I thought about adding this to the thread on a fire started by a 'Mexican mafia' pot growing operation in California.

Not related enough.

I have no idea about the specifics.

Will post info as I can.

No speculation.
There are lots of dead trees in Western forests.



This was a great fun loving guy. Steve was a blast.


----------



## rmihalek (Aug 21, 2009)

My condolences to you, his other friends and kin.


----------



## KMB (Aug 21, 2009)

Sorry to hear that. My condolences to you and to his family.

Kevin


----------



## Brush Hog (Aug 21, 2009)

Sorry for your loss. Godspeed to your friend and his family


----------



## clearance (Aug 21, 2009)

That sucks, always sorry to hear. Only time makes these events more bearable, but its always a kick in the balls for friends and hardship for the family.


----------



## oldirty (Aug 21, 2009)

sorry for the loss of your friend. rip.


----------



## techdave (Aug 22, 2009)

*Condolonces*

Hi Chaser, sorry to hear about your friend Steve. 

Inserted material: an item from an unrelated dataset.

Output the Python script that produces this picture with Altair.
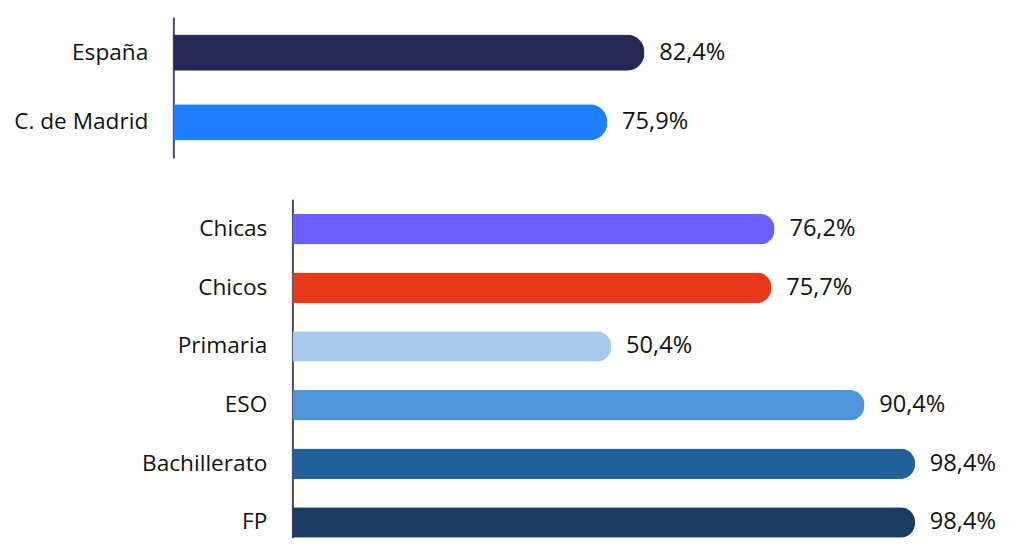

I will remind our guys working tommorrow in a burned area tht you dont have to be felling to get wasted by a snag!

My thoughts and prayers are for his family and friends.


----------



## deeker (Aug 22, 2009)

Very sorry to hear about your friend.


----------



## Gologit (Aug 22, 2009)

Sorry.


----------



## Jacob J. (Aug 22, 2009)

What a tragedy, especially during taking down some scumbag's pot farm. My condolences to you and his family.


----------



## smokechase II (Aug 22, 2009)

*Thanks*

Thanks for your thoughts.

There are several people on chat sites set up for this incident expressing their anger at the pot growers.

===============

Same for me although I realize that the cause here was something other than the pot operation.

Oh well.


----------



## Metals406 (Aug 22, 2009)

Sorry to hear about your friend smoke.


----------



## LarryTheCableGuy (Aug 22, 2009)

I'm very sorry to hear about such a senseless tragedy and your loss of a good friend.


----------



## forestryworks (Aug 22, 2009)

my condolences


----------



## John Ellison (Aug 22, 2009)

I hate to hear that Smoke.


----------



## RRSsawshop (Aug 22, 2009)

SORRY for your loss Smoke,I hate pot heads!!!!!


----------



## hawke (Aug 29, 2009)

smokechase II said:


> "*Accident Takes Life of Wallowa-Whitman National Forest Employee*
> 
> *Baker City, OR – August 21, 2009: Wallowa-Whitman National Forest employee, Steven A. Uptegrove, 52, was killed Thursday morning when he was struck by a falling snag. Uptegrove was part of a forest crew assisting the Baker County Narcotics Enforcement Team with the eradication of an illegal marijuana garden on national forest lands south of Unity, Oregon.
> ........................."*
> ...


 sorry to hear about ur freind


----------



## kbiv (Aug 29, 2009)

Sorry to hear about your friend. We've had years of drought down here, which is making our areas prime for this event, as everything is dying off.


----------



## superfire (Aug 30, 2009)

*sorry to hear*

to bad it happened. may god bless his family. freak accidents are the hardest kind to hear about


----------